All domain registrations include anycasted DNS, privacy protection, email forwarding and support without tiered packaging. VPS offerings run multiple Linux distributions atop distributed, redundant storage. VPN service utilizes WireGuard and OpenVPN protocols, positioning it as a functional if unexceptional privacy tunnel. The provider's open-source commitments and long operational track record, spanning 15+ years across related projects, lend some credibility to its technical competence.
Security & custody
Njalla's custody model is non-traditional by design. Customers do not legally own registered domains; Njalla holds registrant status while granting comprehensive usage rights through contractual agreement. This structure enables true anonymity but introduces dependency risk, transferring domains out requires Njalla cooperation, and suspended accounts may lose assets without standard registrant recourse.

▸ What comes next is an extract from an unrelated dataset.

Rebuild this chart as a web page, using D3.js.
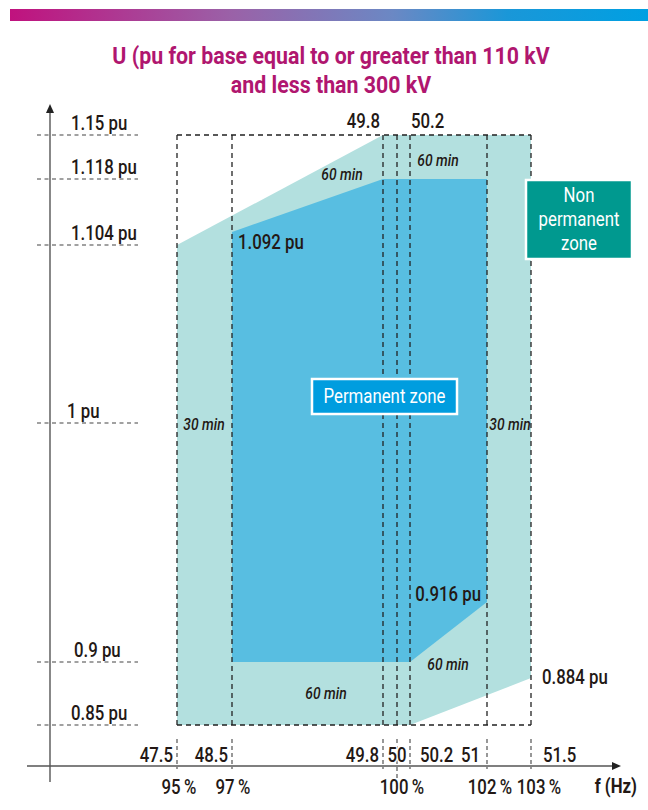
<!DOCTYPE html>
<html>
<head>
<meta charset="utf-8">
<script src="https://cdn.jsdelivr.net/npm/d3@7"></script>
<style>
  html, body { margin: 0; padding: 0; background: #fff; }
  svg { display: block; }
  text { font-family: Roboto, "Liberation Sans", sans-serif; }
</style>
</head>
<body>
<svg id="chart" width="648" height="810" font-weight="500"></svg>
<script>
// Frequency breakpoints (Hz) shown on the horizontal axis
const freqTicks = [47.5, 48.5, 49.8, 50, 50.2, 51, 51.5];
// Percent of nominal frequency shown under the axis
const percentFreqs = [47.5, 48.5, 50, 51, 51.5];
const percentLabels = ["95\u2009%", "97\u2009%", "100\u2009%", "102\u2009%", "103\u2009%"];
// Voltage levels (pu) shown on the vertical axis
const puTicks = [1.15, 1.118, 1.104, 1, 0.9, 0.85];
const puLabels = ["1.15 pu", "1.118 pu", "1.104 pu", "1 pu", "0.9 pu", "0.85 pu"];
// Every voltage level used by the zones (schematic, non-proportional axis)
const puLevels = [0.85, 0.884, 0.9, 0.916, 1, 1.092, 1.104, 1.118, 1.15];

// Zone outlines as (frequency Hz, voltage pu)
const nonPermanentZone = [[47.5, 1.104], [49.8, 1.15], [51.5, 1.15], [51.5, 0.884], [50.2, 0.85], [47.5, 0.85]];
const permanentZone = [[48.5, 1.092], [49.8, 1.118], [51, 1.118], [51, 0.916], [50.2, 0.9], [48.5, 0.9]];

// Corner values called out next to the zones
const cornerFreqs = [48.5, 51, 51.5];
const cornerPu = [1.092, 0.916, 0.884];

const svg = d3.select("#chart");
const ink = "#231815";
const SX = 0.84; // horizontal squeeze giving a condensed face

// Schematic scales: the drawing is not to scale, so each break gets its own position
const x = d3.scaleLinear()
  .domain(freqTicks)
  .range([177, 232, 383, 397, 410, 487, 531]);
const y = d3.scaleOrdinal()
  .domain(puLevels)
  .range([725, 678, 662, 602, 423, 232, 245, 179, 135]);

const at = (px, py, sx = SX) => `translate(${px},${py}) scale(${sx},1)`;
function label(parent, px, py, str, size, anchor, extra) {
  const t = parent.append("text").attr("transform", at(px, py))
    .attr("text-anchor", anchor || "start").attr("font-size", size).attr("fill", ink).text(str);
  if (extra) extra(t);
  return t;
}

// Gradient banner
const defs = svg.append("defs");
const grad = defs.append("linearGradient").attr("id", "banner").attr("x1", "0%").attr("x2", "100%");
[["0%", "#c0127e"], ["35%", "#9a62a8"], ["60%", "#6b88c4"], ["78%", "#1a97d8"], ["100%", "#00a0e2"]]
  .forEach(([o, c]) => grad.append("stop").attr("offset", o).attr("stop-color", c));
svg.append("rect").attr("x", 10).attr("y", 9).attr("width", 638).attr("height", 12).attr("fill", "url(#banner)");

// Title
const title = svg.append("text")
  .attr("transform", at(331, 0, 0.89)).attr("text-anchor", "middle")
  .attr("fill", "#b0166f").attr("font-weight", "bold").attr("font-size", 24);
title.append("tspan").attr("x", 0).attr("y", 64).text("U (pu for base equal to or greater than 110 kV");
title.append("tspan").attr("x", 0).attr("y", 93).text("and less than 300 kV");

// Zones
const line = d3.line().x(d => x(d[0])).y(d => y(d[1]));
svg.append("path").attr("d", line(nonPermanentZone) + "Z").attr("fill", "#b3e0df");
svg.append("path").attr("d", line(permanentZone) + "Z").attr("fill", "#58bee1");

// Axes
const axisColor = "#555";
svg.append("line").attr("x1", 50).attr("x2", 50).attr("y1", 110).attr("y2", 782)
  .attr("stroke", axisColor).attr("stroke-width", 1.4);
svg.append("path").attr("d", "M50,104 L46,113 L54,113 Z").attr("fill", "#222");
svg.append("line").attr("x1", 27).attr("x2", 614).attr("y1", 766).attr("y2", 766)
  .attr("stroke", axisColor).attr("stroke-width", 1.4);
svg.append("path").attr("d", "M621,766 L612,762 L612,770 Z").attr("fill", "#222");

// Horizontal guide lines for the voltage levels
const dash = "4,3.5";
svg.append("g").selectAll("line").data(puTicks).join("line")
  .attr("x1", 37).attr("x2", 138)
  .attr("y1", d => y(d)).attr("y2", d => y(d))
  .attr("stroke", "#444").attr("stroke-width", 1.1).attr("stroke-dasharray", dash);
svg.append("g").selectAll("text").data(puTicks).join("text")
  .attr("transform", d => at(d === 1 ? 67 : d === 0.9 ? 74 : 71, y(d) - 5))
  .attr("font-size", 20).attr("fill", ink)
  .text((d, i) => puLabels[i]);

// Frame of the operating area and frequency breaks
const frame = svg.append("g").attr("stroke", "#222").attr("stroke-width", 1.3).attr("stroke-dasharray", "5,4").attr("fill", "none");
frame.append("line").attr("x1", x(47.5)).attr("x2", x(51.5)).attr("y1", y(1.15)).attr("y2", y(1.15));
frame.append("line").attr("x1", x(47.5)).attr("x2", x(51.5)).attr("y1", y(0.85)).attr("y2", y(0.85));
frame.selectAll(".v").data(freqTicks).join("line").attr("class", "v")
  .attr("x1", d => x(d)).attr("x2", d => x(d))
  .attr("y1", y(1.15)).attr("y2", y(0.85));
// Ticks dropping onto the frequency axis
svg.append("g").selectAll("line").data(freqTicks).join("line")
  .attr("x1", d => x(d)).attr("x2", d => x(d))
  .attr("y1", 739).attr("y2", d => d === 50 ? 779 : 769)
  .attr("stroke", "#444").attr("stroke-width", 1.1).attr("stroke-dasharray", "4,3");

// Frequency labels above the axis
const hzAnchor = { 47.5: "end", 48.5: "end", 49.8: "end", 50: "middle", 50.2: "start", 51: "end", 51.5: "start" };
const hzDx = { 47.5: -4, 48.5: -4, 49.8: -4, 50: 0, 50.2: 10, 51: -7, 51.5: 12 };
svg.append("g").selectAll("text").data(freqTicks).join("text")
  .attr("transform", d => at(x(d) + hzDx[d], 762))
  .attr("text-anchor", d => hzAnchor[d])
  .attr("font-size", 20).attr("fill", ink)
  .attr("paint-order", "stroke").attr("stroke", "#fff").attr("stroke-width", 3)
  .text(d => d3.format("")(d));

// Percent labels below the axis
const pctDx = [2, 1, 5, 3, 8];
svg.append("g").selectAll("text").data(percentFreqs).join("text")
  .attr("transform", (d, i) => at(x(d) + pctDx[i], 794))
  .attr("text-anchor", "middle")
  .attr("font-size", 20).attr("fill", ink)
  .text((d, i) => percentLabels[i]);
label(svg, 637, 793, "f (Hz)", 20, "end", t => t.attr("font-weight", "bold"));

// Frequency labels above the frame
label(svg, x(49.8) - 3, 128, "49.8", 20, "end");
label(svg, x(50.2) + 1, 128, "50.2", 20, "start");

// Corner values
const cornerDx = [6, -6, 11];
const cornerDy = [17, -1, 6];
const cornerAnchor = ["start", "end", "start"];
svg.append("g").selectAll("text").data(cornerPu).join("text")
  .attr("transform", (d, i) => at(x(cornerFreqs[i]) + cornerDx[i], y(d) + cornerDy[i]))
  .attr("text-anchor", (d, i) => cornerAnchor[i])
  .attr("font-size", 20).attr("fill", ink)
  .text(d => d + " pu");

// Time limits for operation outside the permanent zone
const durations = [
  { t: "60 min", x: 342, y: 180 },
  { t: "60 min", x: 438, y: 166 },
  { t: "60 min", x: 326, y: 699 },
  { t: "60 min", x: 448, y: 670 },
  { t: "30 min", x: 204, y: 430 },
  { t: "30 min", x: 510, y: 430 }
];
svg.append("g").selectAll("text").data(durations).join("text")
  .attr("transform", d => at(d.x, d.y)).attr("text-anchor", "middle")
  .attr("font-size", 16.5).attr("font-style", "italic").attr("fill", ink)
  .text(d => d.t);

// Zone name boxes
function badge(cx, top, w, h, fill, lines, size, base, step) {
  svg.append("rect").attr("x", cx - w / 2).attr("y", top).attr("width", w).attr("height", h)
    .attr("fill", fill).attr("stroke", "#fff").attr("stroke-width", 2.5);
  const t = svg.append("text").attr("transform", at(cx, top)).attr("text-anchor", "middle")
    .attr("fill", "#fff").attr("font-size", size).attr("font-weight", 400);
  lines.forEach((l, i) => t.append("tspan").attr("x", 0).attr("y", base + i * step).text(l));
}
badge(384.5, 379, 145, 35, "#009ddf", ["Permanent zone"], 20, 24, 0);
badge(579, 180, 106, 79, "#00998f", ["Non", "permanent", "zone"], 20, 22, 24);
</script>
</body>
</html>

Security features include FIDO U2F authentication for control panel access, IPv6 and DNSSEC support, and dynamic DNS capabilities. The distributed storage backend for VPS customers provides hardware-failure resilience. Yet the provider's aggressive moderation posture undermines these technical safeguards: domains face summary suspension for perceived phishing, command-and-control activity, or unspecified "malicious" use, with piracy and adult content reportedly tolerated while politically sensitive or commercially disputed material faces removal. This inconsistent enforcement creates operational uncertainty for critical infrastructure.
Who it's for, verdict
Njalla suits privacy-maximalists accepting elevated risk in exchange for pseudonymity. Investigative journalists, political dissidents, and cryptocurrency operators in permissive jurisdictions benefit from its layered anonymity and willingness to contest legal challenges. The service's court-recorded defense of press-freedom cases and acceptance of contentious clients demonstrate genuine institutional commitment to privacy principles.
Conversely, businesses requiring predictable uptime, clear ownership chains, or dispute resolution should look elsewhere. The combination of high pricing, summary suspension practices, and non-standard domain custody creates material operational risk. Users seeking anonymous domains for long-term projects must weigh Njalla's robust privacy architecture against its demonstrated propensity for terminating services reactively. For VPN and VPS needs, comparable no-KYC alternatives often deliver better value with more transparent policies.
Our assessment: a specialized tool for specific threat models, not a general-purpose hosting solution.